In 1580, he had been secretly admitted to the Jesuits as a lay brother, after years of serving the clandestine Jesuit priests Henry Garnet and John Gerard. He had helped them and others remain hidden.

He would receive the Eucharist before building a hiding place and would work alone, so that no one else would know where it was or how it worked. He prayed constantly during the work and offered the miniature “rectories” to God upon completion, accepting no other compensation for his work.

There is something of the thriller in the life of St. Nicholas, staying one step — sometimes just a quarter step — ahead of the royal agents hunting him down. 

In 1594, he was caught and imprisoned in the Tower of London with Father John Gerard. He was tortured but did not give up any information. So important was he to the Catholic resistance — more so than even the priests, as without Nicholas they may not have been able to function — that a wealthy Catholic man paid for his release. So courageous and ingenious was Nicholas that he returned to the Tower and masterminded Father Gerard’s escape!

St. Nicholas continued his perilous priest hole project. In the Roman Martyrology, which is extremely brief in what it lists about saints, his entry includes his carpentry work: latebras pro sacerdotibus condendis extruxit — he built hiding places for priests. 

In 1606, Nicholas himself was in hiding when agents were searching for him and two priests. He finally came out of hiding and gave himself up, hoping that the authorities would abandon the search and not find the others.
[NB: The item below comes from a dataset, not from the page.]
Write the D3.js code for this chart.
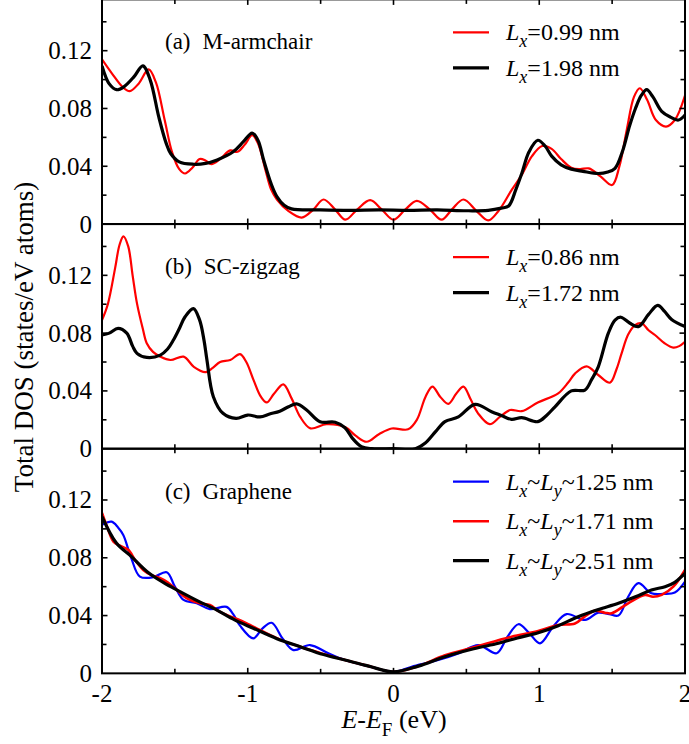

He was returned to the Tower of London and subjected to horrific torture, being suspended in the air for hours at a time over several days. Eventually the torture opened wounds that led to a slow and excruciating death.

St. Joseph was given the mission of employing his talents and trade as guardian of the redeemer, the incarnate Christ, against the lethal wickedness of the king. St. Nicholas had a similar mission, to creatively use the tools of his trade to protect those who act in persona Christi, who bring the presence of Christ in the Eucharist, against the lethal wickedness of another king.